HASTA QUE LA MUERTE NOS SEPARE

Claudia tenía nombre de modelo y lo parecía: sus operaciones había costado. Un despampanante ángel californiano sin corazón. Bill tenía nombre de factura y un aspecto tirando a vulgar; había pasado buena parte de su vida estudiando para médico, desviándose al campo de la cirugía plástica, disciplina apreciablemente más sencilla y agradecida en el ámbito económico, algo muy importante en su sociedad. Un hombre sin un carácter auténticamente desarrollado. Ambos mecidos en la cuna del podrido sueño americano, eran tal para cual: ella, educada en el culto a la imagen, conocidas y desarrolladas sus armas femeninas, con intención de chulear a un marido del que vivir fácilmente a cambio del único mérito de su belleza; él, reducido a una cuenta bancaria, insatisfecho con su dinero y dispuesto a pagar el precio, hasta el último centavo, por suplir en el matrimonio sus carencias. Ahí estuvo el fallo: uno lo dio todo; el otro lo tomó. Nadie tan peligroso como quien siente que no le queda nada por perder...

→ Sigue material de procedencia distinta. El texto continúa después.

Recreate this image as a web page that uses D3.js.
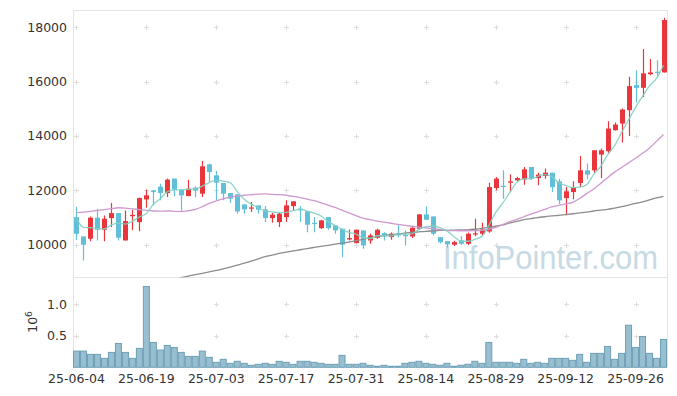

Ninguna advertencia sirvió antes del desenlace para un hombre que se había tomado realmente en serio sus votos frente al altar. Los más allegados trataron de evitarlo, pero aquél mantuvo su fe a toda costa; lo consideraba justo, un deber que, devastadoramente, no veía correspondido mientras se hundía la embarcación. La otra variable de esta ecuación arrasó efectivamente con todo cuanto alimentaba a su desmedida codicia, ante la destrozada efigie de un cónyuge demasiado absorto para reaccionar. No reaccionó cuando empezó a notar la actitud distante de su ídolo, no quiso reaccionar cuando se dio cuenta de que éste ni siquiera lo miraba directamente a los ojos y hablaba lo mínimo imprescindible; por contra, prefirió pensar que, de existir algún problema entre ellos, se debía a su torpeza, y procuró tornarse más complaciente aún. Hacia el final, ella lo esquivaba de tal modo que sentía vivir en una casa vacía ―una casa, por cierto, enorme―, incluso las últimas veces pernoctadas juntos. Suplicó incansablemente, «pídeme lo que sea, cualquier cosa, insúltame si quieres, pero no me ignores; por favor, Claudia, no me ignores...» Todo, se lo llevó todo excepto su miserable vida y su desmotivadora profesión, las cuales no reharía, porque su devoción lo había agotado y desprovisto de amigos.

Ahora ella despertaba. Lentamente, se desentumecieron los músculos largamente sedados. Había sufrido una pesadilla en la cual su ex-marido le destrozaba la cara, aquella preciosa cara, con un arsenal de espeluznantes instrumentos quirúrgicos; notaba como tras un recurrente sueño aquel frío destello plateado sobre sus ojos, cortándola una y otra vez, rabiosamente, hasta convertir sus perfectos rasgos en un amasijo sangriento, una única herida chorreante sobre el respaldo de una camilla... Se horrorizó al descubrir que justamente se hallaba en una habitación de la desatendida clínica de Bill. Su rostro estaba vendado. Sus manos temblaron incontroladamente al tocarlo.

Se incorporó como pudo, trastabillando, apoyándose sobre la mesita, cuya lámpara casi volcó, pasando desapercibida una nota con su nombre que, evidentemente, no leería en aquel instante. Buscaba un espejo, que no tardó en localizar. Y no la tranquilizó comprobar que el vendaje no se mostraba teñido de rojo.

Se aproximó a su reflejo estremecida, rodeando aparatosamente la cama, con el corazón que dudaba poseer ―que no recordaba haber distinguido nunca bajo el par de siliconados pechos― indicándole su presencia como jamás en su vida. Extremadamente nerviosa, desenvolvió la venganza que sin duda él habría ejecutado allí, aunque unos meses antes no lo hubiera juzgado ni por asomo con valor suficiente para cometer semejante atrocidad...

Advirtió su cabello radicalmente tajado, el rubio angelical ennegrecido. Y empezaron a asomar facciones. Irreconocibles...

No encontrar lo que esperaba no disminuyó su espanto. Su cara se había transformado en otra cara... Acabó por reconocer en ella los rasgos del vengador, grotescamente reproducidos sobre un cuerpo de mujer: era la estúpida mueca de Bill lo que se le presentaba al otro lado, era Bill quien la miraba directamente a los ojos desde el cristal... Y esa vez no podía desviar su mirada.

En la nota sin leer todavía, había escrito:

 

        Esto es para que me recuerdes, para que me tengas presente, para que estemos siempre juntos, «hasta que la muerte nos separe».